Speaking of cosmological tie-ins and cosmic microwave background radiation – I did mention that my brain is mush, right? – well, it also occurred to me recently what the Buddha did in expounding his dharma. Before his insight, his teachings weren't available to the general populace. They're not accepted by the general global populace now, but at least they're available now. It occurs to me how huge that is. The Buddha made a commitment to find "answers", and he did. Not everyone's answers, but for a certain class of seekers. His teachings are Universal, just . . . not for everyone. 

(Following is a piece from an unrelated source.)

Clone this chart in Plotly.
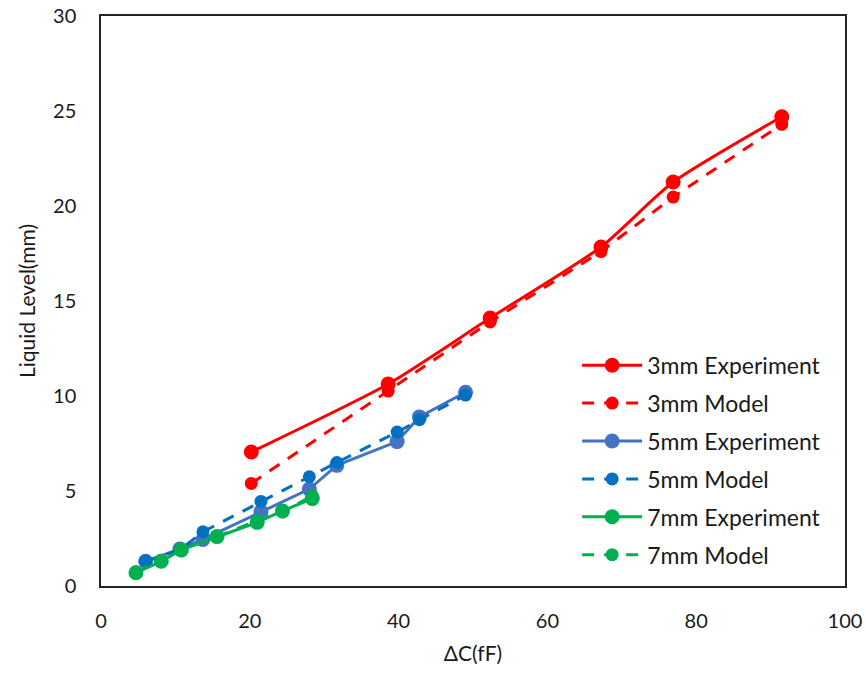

What the Buddha did was create a path of teachings that takes a practitioner to the threshold, the doorstep, the edge, the cosmic microwave background radiation of enlightenment. It's the fast track. Crossing that threshold is up to the practitioner. He definitely made it easier, his teachings are eventually a very clear path for the few who are "ready" for it (not to be condescending to other paths, also not to say that not many people are on the path in their multitudiness ways). Still, getting to the threshold is hard, crossing the threshold is even harder.

I've been loop-reading the so-called Tibetan Book of the Dead for years now. By now, I've probably read this book more times than any other book, not that I recommend it to anyone who isn't ready for it. I actually constantly re-read a lot of books on Buddhism that I've noted enough to own. Most recently, I found the Burton Watson translation of the Lotus Sutra on my cousin's bookshelf and she let me take it. I have the Bunno Kato translation, but I think the Burton Watson translation may be better. It is a grand fictionalization of what I think was a non-fiction event – the Buddha's last great sermon on "Eagle Peak" in India. The basic ideas are what he preached, but the actual form of the Lotus Sutra, I think, was later embellishment by zealous followers who wanted to make the sermon more impressive to teach to living beings.

Anyway, all these different teachings, all these different books are the many paths up a mountain peak, or to the cosmic microwave background radiation. The more they converge at the peak, the more you realize how there is only one teaching, a singularity, at the peak, and that all the teachings are talking about the same thing. And if enlightenment was a black hole swirling at the peak, there's no guarantee a practitioner can cross the event horizon once the peak is approached.